Having been part of multiple decisions to evaluate and/or change ESPs, I’m surprised how often there is a bad fit between the client and vendor they end up going with.
A bad fit is the biggest reason for a sender and ESP duo bombing on stage. So how can we avoid that?
Are they forcing you to do things their way?
One of my favorite (and obscure) Brady Bunch episodes is called “Adios Johnny Bravo”, where Greg gets to be a rock star because he “fits the suit.”
The same thing happens in email. It might be that an ESP can only accept data in a certain way. Or that they have very limited reporting. Or that they’ll throttle you when it suits them. – ESP’s want you to do things their way, not yours.

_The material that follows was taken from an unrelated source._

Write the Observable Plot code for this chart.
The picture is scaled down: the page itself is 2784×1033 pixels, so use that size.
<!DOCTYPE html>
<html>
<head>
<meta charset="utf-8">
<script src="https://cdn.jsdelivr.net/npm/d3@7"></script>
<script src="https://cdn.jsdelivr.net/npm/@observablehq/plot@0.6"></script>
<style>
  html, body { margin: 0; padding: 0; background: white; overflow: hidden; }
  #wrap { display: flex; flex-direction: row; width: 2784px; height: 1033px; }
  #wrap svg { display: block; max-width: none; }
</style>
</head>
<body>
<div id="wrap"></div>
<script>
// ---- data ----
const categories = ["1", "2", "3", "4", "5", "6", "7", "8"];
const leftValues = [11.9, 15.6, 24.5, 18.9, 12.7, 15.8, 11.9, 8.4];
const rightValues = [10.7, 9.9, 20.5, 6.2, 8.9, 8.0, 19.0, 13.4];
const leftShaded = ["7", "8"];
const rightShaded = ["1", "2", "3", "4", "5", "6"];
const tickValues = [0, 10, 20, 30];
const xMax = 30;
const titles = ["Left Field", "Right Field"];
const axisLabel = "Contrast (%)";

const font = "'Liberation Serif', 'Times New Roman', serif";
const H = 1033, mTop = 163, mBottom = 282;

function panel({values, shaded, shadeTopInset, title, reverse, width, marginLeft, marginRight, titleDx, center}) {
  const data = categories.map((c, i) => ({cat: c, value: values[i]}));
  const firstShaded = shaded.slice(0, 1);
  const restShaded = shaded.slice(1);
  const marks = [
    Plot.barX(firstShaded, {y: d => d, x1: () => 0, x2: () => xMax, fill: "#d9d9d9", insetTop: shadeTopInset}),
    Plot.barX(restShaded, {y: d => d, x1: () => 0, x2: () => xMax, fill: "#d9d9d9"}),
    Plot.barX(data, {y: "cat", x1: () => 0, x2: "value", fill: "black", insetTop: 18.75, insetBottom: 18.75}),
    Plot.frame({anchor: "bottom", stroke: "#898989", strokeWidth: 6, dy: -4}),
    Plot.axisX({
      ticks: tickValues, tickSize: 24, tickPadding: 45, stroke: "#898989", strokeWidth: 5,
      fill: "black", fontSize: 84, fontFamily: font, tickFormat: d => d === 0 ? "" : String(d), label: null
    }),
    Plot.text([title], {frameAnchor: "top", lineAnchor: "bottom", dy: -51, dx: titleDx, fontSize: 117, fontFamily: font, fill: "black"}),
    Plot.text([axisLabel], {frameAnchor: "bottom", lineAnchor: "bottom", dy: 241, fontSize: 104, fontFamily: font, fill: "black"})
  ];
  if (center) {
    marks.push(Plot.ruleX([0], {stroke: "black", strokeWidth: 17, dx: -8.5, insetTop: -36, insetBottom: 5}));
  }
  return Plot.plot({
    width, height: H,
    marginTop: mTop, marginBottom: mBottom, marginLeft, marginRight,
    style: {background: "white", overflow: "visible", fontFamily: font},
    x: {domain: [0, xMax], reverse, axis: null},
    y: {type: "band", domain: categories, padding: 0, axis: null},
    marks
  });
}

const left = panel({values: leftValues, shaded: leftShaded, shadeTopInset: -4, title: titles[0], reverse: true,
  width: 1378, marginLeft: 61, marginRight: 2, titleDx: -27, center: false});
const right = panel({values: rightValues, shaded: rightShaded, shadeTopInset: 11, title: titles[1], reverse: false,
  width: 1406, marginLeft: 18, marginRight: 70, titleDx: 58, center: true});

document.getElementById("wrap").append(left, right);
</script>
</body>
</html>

Can they deliver to your fans?
It’s critical to align yourself with a company that knows how to handle your email traffic. In fact, it’s the biggest difference between success and failure with your chosen ESP.
For example, some ESP’s are fantastic at handling publishers who rely on single opt-in signups, while others really struggle with that sort of traffic. Generally, it’s a symptom of how fully they staff their deliverability team and how well they manage your IP pool.

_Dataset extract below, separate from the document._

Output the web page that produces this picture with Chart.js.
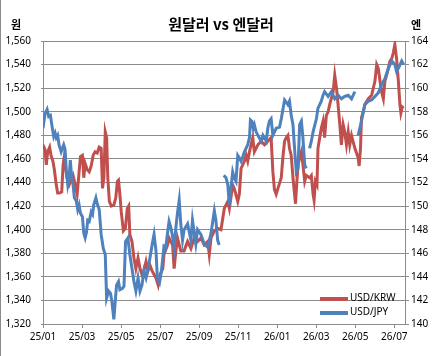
<!DOCTYPE html>
<html>
<head>
<meta charset="utf-8">
<script src="https://cdn.jsdelivr.net/npm/chart.js@4/dist/chart.umd.min.js"></script>
<style>
  body { margin: 0; background: #fff; }
  #wrap { position: relative; width: 432px; height: 356px; overflow: hidden; }
  #frame { position: absolute; left: 0; top: 0; width: 1px; height: 356px; background: #8c8c8c; }
  .txt { position: absolute; font-family: "Noto Sans CJK KR", "Noto Sans", sans-serif; color: #000; white-space: nowrap; }
  #title { left: 0; width: 442px; top: 13px; text-align: center; font-size: 15px; font-weight: bold; }
  .unit { top: 16px; font-size: 11px; font-weight: bold; }
  .legLine { position: absolute; left: 320px; width: 28px; height: 4px; }
  .legTxt { left: 350px; font-family: "Noto Sans", sans-serif; font-size: 10px; }
</style>
</head>
<body>
<div id="wrap">
  <canvas id="fx" width="432" height="356"></canvas>
  <div id="frame"></div>
  <div class="txt" id="title">원달러 vs 엔달러</div>
  <div class="txt unit" style="left:11px">원</div>
  <div class="txt unit" style="left:411px">엔</div>
  <div class="legLine" style="top:297px;background:#C0504D"></div>
  <div class="txt legTxt" style="top:290px">USD/KRW</div>
  <div class="legLine" style="top:311px;background:#4F81BD"></div>
  <div class="txt legTxt" style="top:304px">USD/JPY</div>
</div>
<script>
// x = months since 2025-01
const monthTicks = ["25/01", "25/03", "25/05", "25/07", "25/09", "25/11", "26/01", "26/03", "26/05", "26/07"];

// USD/KRW (left axis, 원)
const krwT = [
  0, 0.10, 0.17, 0.24, 0.34, 0.41, 0.51, 0.58, 0.68, 0.75,
  0.85, 0.96, 1.03, 1.10, 1.16, 1.23, 1.34, 1.44, 1.54, 1.65,
  1.75, 1.85, 1.92, 2.02, 2.09, 2.16, 2.26, 2.37, 2.47, 2.57,
  2.67, 2.78, 2.88, 2.98, 3.05, 3.12, 3.19, 3.26, 3.32, 3.40,
  3.50, 3.63, 3.73, 3.81, 3.87, 3.94, 4.01, 4.12, 4.22, 4.32,
  4.39, 4.45, 4.56, 4.66, 4.76, 4.87, 4.97, 5.07, 5.17, 5.28,
  5.38, 5.48, 5.59, 5.69, 5.79, 5.90, 6.00, 6.14, 6.20, 6.38,
  6.46, 6.64, 6.72, 6.81, 6.89, 7.06, 7.23, 7.41, 7.58, 7.75,
  7.92, 8.09, 8.26, 8.44, 8.52, 8.61, 8.78, 8.95, 9.12, 9.29,
  9.47, 9.55, 9.63, 9.72, 9.80, 9.98, 10.06, 10.15, 10.32, 10.41,
  10.49, 10.58, 10.66, 10.75, 10.83, 11.01, 11.18, 11.35, 11.52, 11.69,
  11.78, 11.86, 11.95, 12.04, 12.21, 12.29, 12.38, 12.46, 12.55, 12.63,
  12.72, 12.81, 12.89, 12.94, 13.01, 13.07, 13.15, 13.24, 13.32, 13.41,
  13.49, 13.66, 13.75, 13.84, 13.89, 13.96, 14.04, 14.09, 14.18, 14.26,
  14.35, 14.43, 14.52, 14.61, 14.69, 14.87, 14.95, 15.04, 15.12, 15.21,
  15.29, 15.38, 15.46, 15.55, 15.64, 15.72, 15.81, 15.98, 16.15, 16.20,
  16.27, 16.32, 16.41, 16.49, 16.67, 16.84, 17.01, 17.10, 17.18, 17.27,
  17.35, 17.44, 17.52, 17.61, 17.70, 17.78, 17.87, 17.95, 18.03, 18.12,
  18.21, 18.29, 18.34, 18.41, 18.48
];
const krwRates = [
  1472, 1468, 1455, 1466, 1470, 1463, 1458, 1451, 1438, 1431,
  1431, 1432, 1455, 1463, 1452, 1444, 1438, 1442, 1446, 1438,
  1430, 1449, 1462, 1463, 1444, 1456, 1451, 1449, 1454, 1463,
  1466, 1465, 1470, 1469, 1435, 1444, 1483, 1478, 1444, 1424,
  1420, 1421, 1427, 1441, 1442, 1430, 1415, 1399, 1401, 1418,
  1420, 1396, 1390, 1376, 1367, 1376, 1367, 1362, 1365, 1373,
  1365, 1370, 1365, 1362, 1359, 1353, 1362, 1367, 1379, 1387,
  1393, 1387, 1367, 1382, 1393, 1382, 1382, 1390, 1384, 1393,
  1390, 1393, 1387, 1390, 1379, 1393, 1399, 1401, 1400, 1418,
  1424, 1418, 1427, 1438, 1435, 1424, 1430, 1452, 1458, 1463,
  1458, 1466, 1472, 1478, 1466, 1472, 1475, 1472, 1475, 1478,
  1449, 1434, 1430, 1435, 1444, 1461, 1475, 1478, 1480, 1469,
  1463, 1444, 1430, 1422, 1441, 1455, 1461, 1466, 1455, 1441,
  1446, 1444, 1446, 1430, 1425, 1441, 1438, 1469, 1478, 1486,
  1492, 1478, 1497, 1500, 1506, 1517, 1531, 1520, 1506, 1489,
  1472, 1489, 1483, 1472, 1483, 1472, 1480, 1469, 1461, 1454,
  1469, 1495, 1500, 1506, 1511, 1514, 1526, 1540, 1537, 1526,
  1517, 1511, 1526, 1531, 1537, 1543, 1545, 1550, 1557, 1545,
  1526, 1506, 1499, 1504, 1503
];

// USD/JPY (right axis, 엔), null = missing days
const jpyT = [
  0, 0.10, 0.21, 0.29, 0.38, 0.46, 0.55, 0.62, 0.68, 0.75,
  0.82, 0.93, 1.06, 1.13, 1.20, 1.27, 1.34, 1.40, 1.47, 1.54,
  1.61, 1.71, 1.78, 1.85, 1.92, 2.02, 2.09, 2.16, 2.23, 2.29,
  2.37, 2.47, 2.54, 2.60, 2.71, 2.78, 2.88, 2.98, 3.09, 3.19,
  3.26, 3.36, 3.46, 3.53, 3.63, 3.70, 3.77, 3.87, 3.94, 4.06,
  4.15, 4.23, 4.35, 4.45, 4.56, 4.66, 4.76, 4.87, 4.97, 5.07,
  5.17, 5.28, 5.38, 5.48, 5.59, 5.69, 5.79, 5.86, 5.97, 6.07,
  6.20, 6.29, 6.38, 6.46, 6.55, 6.64, 6.72, 6.81, 6.89, 6.98,
  7.06, 7.15, 7.23, 7.41, 7.58, 7.66, 7.83, 7.92, 8.09, 8.26,
  8.44, 8.61, 8.78, 8.86, 8.95, 9.03, 9.13, 9.26, 9.38, 9.47,
  9.55, 9.63, 9.72, 9.80, 9.89, 9.98, 10.06, 10.15, 10.24, 10.32,
  10.49, 10.58, 10.63, 10.70, 10.77, 10.83, 10.92, 11.01, 11.18, 11.27,
  11.44, 11.52, 11.60, 11.69, 11.78, 11.95, 12.12, 12.21, 12.38, 12.55,
  12.63, 12.72, 12.81, 12.89, 12.98, 13.07, 13.15, 13.24, 13.32, 13.41,
  13.49, 13.57, 13.66, 13.75, 13.84, 14.01, 14.09, 14.18, 14.26, 14.35,
  14.43, 14.61, 14.78, 14.95, 15.12, 15.29, 15.46, 15.64, 15.81, 15.98,
  16.07, 16.15, 16.32, 16.49, 16.67, 16.84, 17.01, 17.18, 17.35, 17.52,
  17.70, 17.87, 18.03, 18.12, 18.27, 18.38, 18.48
];
const jpyRates = [
  156.6, 157.8, 158.2, 157.6, 157.7, 156.8, 155.9, 156.2, 155.8, 156.0,
  155.2, 154.6, 155.2, 154.8, 152.9, 151.8, 152.4, 153.9, 152.4, 151.8,
  150.7, 150.4, 149.7, 150.1, 149.4, 149.1, 147.7, 147.3, 147.8, 148.8,
  148.7, 149.5, 149.3, 150.1, 150.7, 150.2, 149.7, 147.6, 146.4, 145.9,
  142.2, 142.8, 142.6, 141.9, 140.4, 141.9, 143.3, 143.6, 142.9, 143.0,
  143.2, 147.0, 147.3, 145.9, 144.7, 143.6, 142.8, 143.9, 142.8, 143.3,
  144.5, 143.9, 144.7, 145.6, 146.7, 147.6, 146.2, 143.9, 143.5, 144.5,
  146.6, 146.5, 147.7, 148.7, 148.2, 147.4, 146.5, 148.2, 149.4, 150.5,
  148.5, 147.1, 148.0, 148.5, 147.1, 148.8, 146.8, 148.0, 147.6, 146.8,
  146.5, 147.7, 149.6, 148.8, 147.1, 146.7, null, 152.6, 152.4, 151.8,
  150.1, 151.5, 152.9, 152.4, 152.1, 154.3, 154.1, 153.8, 154.2, 154.6,
  155.2, 155.8, 157.3, 157.2, 156.6, 156.9, 156.3, 156.0, 155.5, 156.0,
  155.5, 156.6, 157.2, 157.4, 156.0, 156.6, 156.7, 157.4, 159.0, 158.6,
  158.9, 157.7, 156.9, 154.9, 152.9, 153.2, 156.9, 157.2, 155.8, 153.5,
  153.2, null, 154.9, 155.5, 156.3, 157.4, 158.3, 158.6, 158.9, 159.4,
  159.7, 159.3, 159.7, 159.1, 159.4, 159.1, 159.3, 159.4, 159.1, 159.7,
  null, 156.0, 157.2, 158.6, 158.9, 159.0, 159.3, 159.6, 160.3, 160.8,
  161.7, 162.3, 162.0, 161.4, 161.9, 162.3, 162.0
];

const gridGray = "#8c8c8c";
const tickFont = { family: "Noto Sans", size: 10 };

var ctx = document.getElementById("fx").getContext("2d");

let chart = new Chart(ctx, {
    type: "line",
    data: {
        datasets: [
            {
                label: "USD/JPY",
                data: jpyT.map((t, i) => ({ x: t, y: jpyRates[i] })),
                borderColor: "#4F81BD",
                borderWidth: 3,
                pointRadius: 0,
                spanGaps: false,
                yAxisID: "yJpy"
            },
            {
                label: "USD/KRW",
                data: krwT.map((t, i) => ({ x: t, y: krwRates[i] })),
                borderColor: "#C0504D",
                borderWidth: 3,
                pointRadius: 0,
                yAxisID: "yKrw"
            }
        ]
    },
    options: {
        responsive: false,
        animation: false,
        layout: { padding: { top: 41, left: 0, right: 0, bottom: 0 } },
        plugins: { legend: { display: false }, title: { display: false }, tooltip: { enabled: false } },
        scales: {
            x: {
                type: "linear",
                min: 0,
                max: 18.55,
                afterBuildTicks: (axis) => { axis.ticks = monthTicks.map((_, i) => ({ value: i * 2 })); },
                afterFit: (s) => { s.height = 32; },
                ticks: {
                    autoSkip: false,
                    maxRotation: 0,
                    padding: 3,
                    color: "#000",
                    font: tickFont,
                    callback: (v) => monthTicks[Math.round(v / 2)]
                },
                grid: { drawOnChartArea: false, tickLength: 4, color: gridGray },
                border: { color: gridGray }
            },
            yKrw: {
                position: "left",
                min: 1320,
                max: 1560,
                afterFit: (s) => { s.width = 43; },
                ticks: {
                    stepSize: 20,
                    padding: 10,
                    color: "#000",
                    font: tickFont,
                    callback: (v) => v.toLocaleString("en-US")
                },
                grid: { color: gridGray, tickLength: 2 },
                border: { color: gridGray }
            },
            yJpy: {
                position: "right",
                min: 140,
                max: 164,
                afterFit: (s) => { s.width = 27; },
                ticks: { stepSize: 2, padding: 2, color: "#000", font: tickFont },
                grid: { drawOnChartArea: false, tickLength: 4, color: gridGray },
                border: { color: gridGray }
            }
        }
    }
});
</script>
</body>
</html>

The bigger the ESP, the LESS likely they are going to have deliverability teams that can give you personal attention. I’ve seen companies move from smaller, more niche players to large self-service players (in order to chase cost savings), then have their inbox rates drop through the floor.

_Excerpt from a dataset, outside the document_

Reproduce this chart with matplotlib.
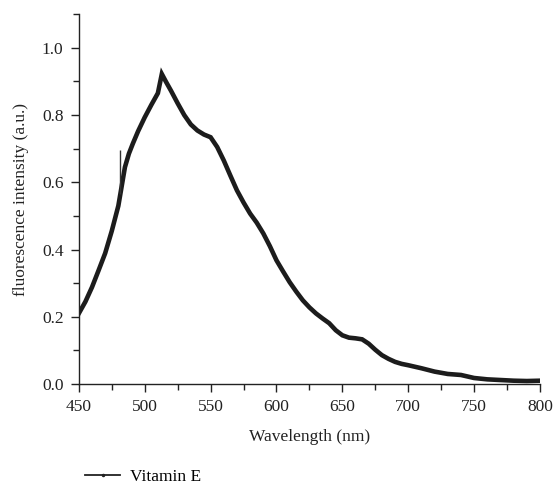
import numpy as np
import matplotlib
matplotlib.use('Agg')
from matplotlib import pyplot as plt
from matplotlib.lines import Line2D
from matplotlib.ticker import MultipleLocator, FormatStrFormatter

plt.rcParams['font.family'] = ['Liberation Serif', 'DejaVu Serif']

# emission spectrum (nm, a.u.)
wavelength = [450, 455, 460, 465, 470, 475, 480, 485, 488, 491, 495, 500, 505, 510, 513,
              516, 520, 525, 530, 535, 540, 545, 550, 555, 560, 565, 570, 575, 580,
              585, 590, 595, 600, 605, 610, 615, 620, 625, 630, 635, 640, 645, 650,
              655, 660, 665, 670, 675, 680, 685, 690, 695, 700, 710, 720, 730, 740,
              750, 760, 770, 780, 790, 800]
intensity = [0.21, 0.245, 0.288, 0.338, 0.389, 0.455, 0.53, 0.645, 0.685, 0.715, 0.752,
             0.793, 0.83, 0.865, 0.922, 0.90, 0.872, 0.835, 0.80, 0.772, 0.754, 0.742,
             0.734, 0.705, 0.665, 0.62, 0.576, 0.54, 0.507, 0.48, 0.448, 0.41, 0.368,
             0.335, 0.303, 0.275, 0.249, 0.228, 0.21, 0.195, 0.181, 0.16, 0.145, 0.138,
             0.136, 0.133, 0.12, 0.102, 0.086, 0.075, 0.066, 0.06, 0.056, 0.047, 0.037,
             0.03, 0.027, 0.018, 0.014, 0.012, 0.01, 0.009, 0.01]

# single spike in the raw data
spike_x = 481.5
spike_top = 0.695

fs = 12.5
ink = '#222222'

fig = plt.figure(figsize=(5.55, 4.88), dpi=100)
ax = fig.add_axes([0.142, 0.213, 0.831, 0.758])

ax.plot(wavelength, intensity, color='#1c1c1c', lw=3.3, solid_joinstyle='miter')
ax.vlines(spike_x, np.interp(spike_x, wavelength, intensity), spike_top,
          color='#333333', lw=1.0)

ax.set_xlim(450, 800)
ax.set_ylim(0, 1.1)
ax.xaxis.set_major_locator(MultipleLocator(50))
ax.xaxis.set_minor_locator(MultipleLocator(25))
ax.yaxis.set_major_locator(MultipleLocator(0.2))
ax.yaxis.set_minor_locator(MultipleLocator(0.1))
ax.yaxis.set_major_formatter(FormatStrFormatter('%.1f'))

for s in ['top', 'right']:
    ax.spines[s].set_visible(False)
for s in ['left', 'bottom']:
    ax.spines[s].set_linewidth(1.0)
    ax.spines[s].set_color(ink)

ax.tick_params(which='major', direction='out', length=6, width=1.0, labelsize=fs,
               colors=ink, pad=5)
ax.tick_params(which='minor', direction='out', length=4, width=1.0, colors=ink)

ax.set_xlabel('Wavelength (nm)', fontsize=fs, color=ink, labelpad=10)
ax.set_ylabel('fluorescence intensity (a.u.)', fontsize=fs, color=ink, labelpad=9)

handle = Line2D([], [], color=ink, lw=1.3, marker='.', markersize=3)
fig.legend([handle], ['Vitamin E'], loc='center left', bbox_to_anchor=(0.135, 0.023),
           frameon=False, fontsize=fs, handlelength=2.0, handletextpad=0.6,
           borderpad=0.1)

fig.savefig('out.png', dpi=100)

I’ve worked with ESP’s who want to jam millions of records per day through 1-2 IPs, then hit a wall when we had a “bad” delivery day.
If you rely on 3rd party traffic (via affiliates, co reg, etc) or have extremely high growth rates, you really need to dig into your new ESP’s deliverability capabilities. Managing IP’s is hard and deliverability is a reasonably thankless task. So make sure that you dig in deep if you’ve experienced any sort of deliverability issues in the past.
What kind of management do you want to work with?
One of the biggest causes of “bad fit” is misalignment between the vendor and the companies who prospects need to work with.
Some companies are young, aggressive, constantly innovating and upgrading their platform. Sound great, right? However the majority of eCommerce 1000 businesses prefer partners that move slower. That have a pre-announced release schedule. That have an army of third-party partners who will integrate their systems to the vendors. Or will constantly send people to their office.
Each of those situations are a disaster for a company that selects the “go go” company. They may be enthralled by cutting-edge technology and constant innovation but – by not understanding what types of companies are right for their companies – they end up making bad choices.
How big of a star do you want to be?
Some companies REALLY want to be a big fish in a small pond – they want their voice to be a key driver of where the company goes and that – as a result – their service is awesome and their product requests get worked on first.
Others want to make sure they’re walking down a path that’s been well worn by other companies. They are inherently risk-averse and want to see lots of proof about “how other people have done it.” Most people live somewhere in-between – they don’t want to be the biggest fish, but they also want great support. Which leads to the next question –
What matters more – a famous name or results?
There are certain companies that you’ll rarely get fired for choosing. They are sometimes difficult to use, expensive to integrate and are not going to give you the best return on your marketing dollar…but they will be a “safe” choice. The truism “you never get fired for buying IBM” is also true in martech.
Email marketers leave money and client satisfaction on the table because they don’t have enough “proof” that 10 other companies have done the same thing. Although their RFP may sing a lot of songs about how “innovative” and “leading edge” they want to be, they often end up with the Toyota Camry of ESPs… usually because they’re too risk-averse to do anything else.
Avoiding a bad fit
Having been on both the brand and vendor side, a few things stand out that – if both the prospect and the vendor knew at the beginning of the process – would have resulted in a much more successful MarTech sales and purchasing process.
Remember, Greg walked away from being Johnny Bravo. Mismatches between client and vendor still happen frequently. Your goal is to find what works best for your business, not the business of the ESP. It can be an enormously frustrating relationship when you’re continually being forced to “fit the suit.”